From my comments immediately above, you might think I support Congressman Riggs's legislation. However, Congressman Riggs is a hypocrite! He wants spousal rights to be limited to those who are actually married, but he also wants to prohibit homosexual marriages. He is among those who decry the instability of gay and Lesbian relationships but refuse to allow the legally stabilizing effect of gays and Lesbians marrying.
Yes, I think spousal benefits, rights, and privileges should indeed be restricted to those who are actually married. But I also think that same-gender marriages should be legal. And until they are legal, I support San Francisco's ordinance.

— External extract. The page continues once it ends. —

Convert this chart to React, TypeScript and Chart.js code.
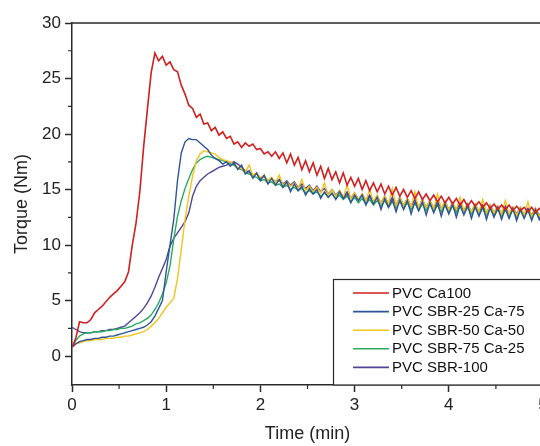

As for the "sacred union", there are some long-established, main-stream religions that support civil marriages for same-gender couples. In my own religion, official resolutions have been adopted expressing this support by both lay and ordained national conventions. Do not let Congressman Riggs make you think there is universal religious opposition to gay and Lesbian marriages. The opposition arises from a very few, well-organized, vocal religious sects that are using this issue to seize control of the Republican party.
30 July 1998
I did a little historical research while reformatting this page.
Riggs's proposal — an amendment to an appropriations bill — did not survive the legislative process. The amendment did not survive in the Senate and was not reintroduced during the House-Senate conference.
Riggs himself is no longer in Congress. He attempted to run for Senator in 1998, hoping to unseat the incumbent Barbara Boxer (D). He was defeated in the Republican primary before he introduced his amendment and never had a chance to go against Boxer. Boxer is still a U.S. Senator from California. Her record is quite supportive of rights for gays.